This post was created as an assignment in Bang Liu’s IFT6289 course in winter 2022. The structure of the post follows the structure of the assignment: summarization followed by my own comments.
The authors use the example of distinguishing between a Samoyed and a white wolf to talk about the importance of learning to rely on very small variations while ignoring others. While shallow classifiers must rely on human-crafted features which are expensive to build and always imperfect, deep classifiers are expected to learn their own features by applying a “general-purpose learning procedure” to learn the features and the classification layer from the data simultaneously.
The idea of using stochastic gradient descent (SGD) with gradient backpropagation was formulated independently several times in the 1970s and 1980s, but it was generally thought that gradient descent would be trapped by local minima. Recent analysis showed that good saddle points exist in large number in the optimization space, allowing the descent algorithm to be successful more often than had been expected. Interest in deep learning returned around 2006, and a few innovations (GPU inference, unsupervised pretraining) led to some marked advancements in the field.
Convolutional neural networks are inspired by the visual processing present in primate brains, and take advantage of the location-invariance of features in natural data. Convolutional layers contain a bank of learnable filters that are applied across the entire input, and pooling layers are used to “coarse-grain” the positions of features. Convolutional networks gained popularity following the 2012 ImageNet competition where a ConvNet trained on web images managed to cut the best error rates in half. The success was attributed to the use of GPUs, ReLUs, dropout, and data augmentation.

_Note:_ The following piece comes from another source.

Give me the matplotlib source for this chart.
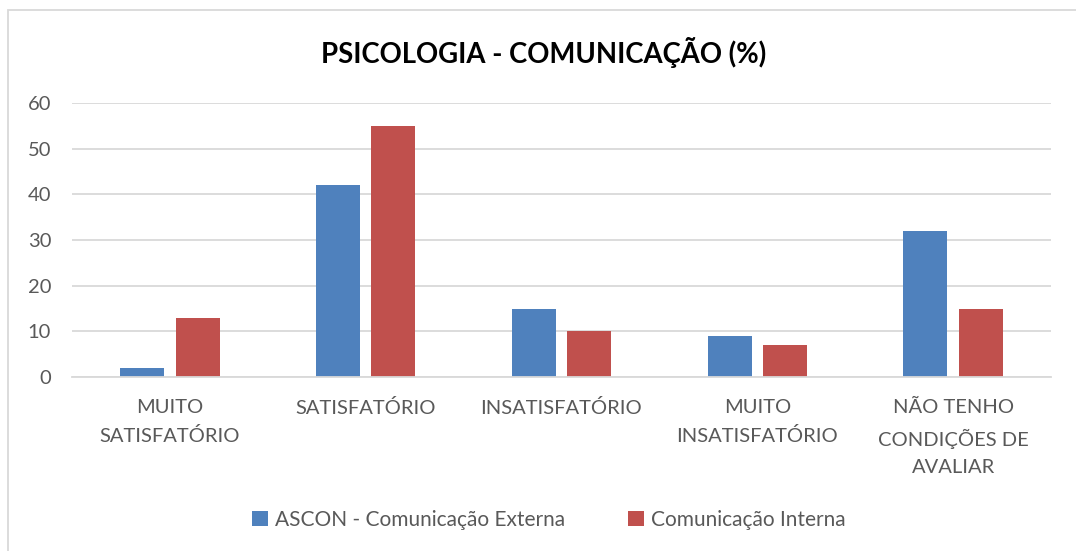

Neural language models learn to predict a next word given the context of earlier words. In the process of training a neural language model, it was discovered that the produced vectors had distributed representations that coincided with human intuition about the similarity of words, i.e. vectors for Norway and Sweden are very similar.
RNNs have required some research effort in order to solve their vanishing/exploding gradient problems, but are very good at language modeling and sequence-to-sequence translation. RNNs tend to struggle to hold onto long-term dependencies, and so LSTMs were devised as a way to explicitly provide RNNs with memory that naturally stores information for a long time. Other approaches like Neural Turing Machines and memory networks have been shown to be able to learn algorithms, not just functions.
Looking ahead, the authors expect to see great improvements in the areas of unsupervised learning, reinforcement learning for vision, natural language understanding, and reasoning.
This was the first time I’ve read about the importance of unsupervised pretraining as the kick-start to the early modern advancements in deep learning. It was interesting to learn how important that was to unlocking the potential of deeper models, particularly on smaller datasets, and how ReLU apparently resolved much of the need for pretraining.
It’s also interesting to read about language modeling from a pre-attention perspective. I think this entire article would have been written completely differently only 4 or 5 years later due to the amazing advances achieved by transformer models.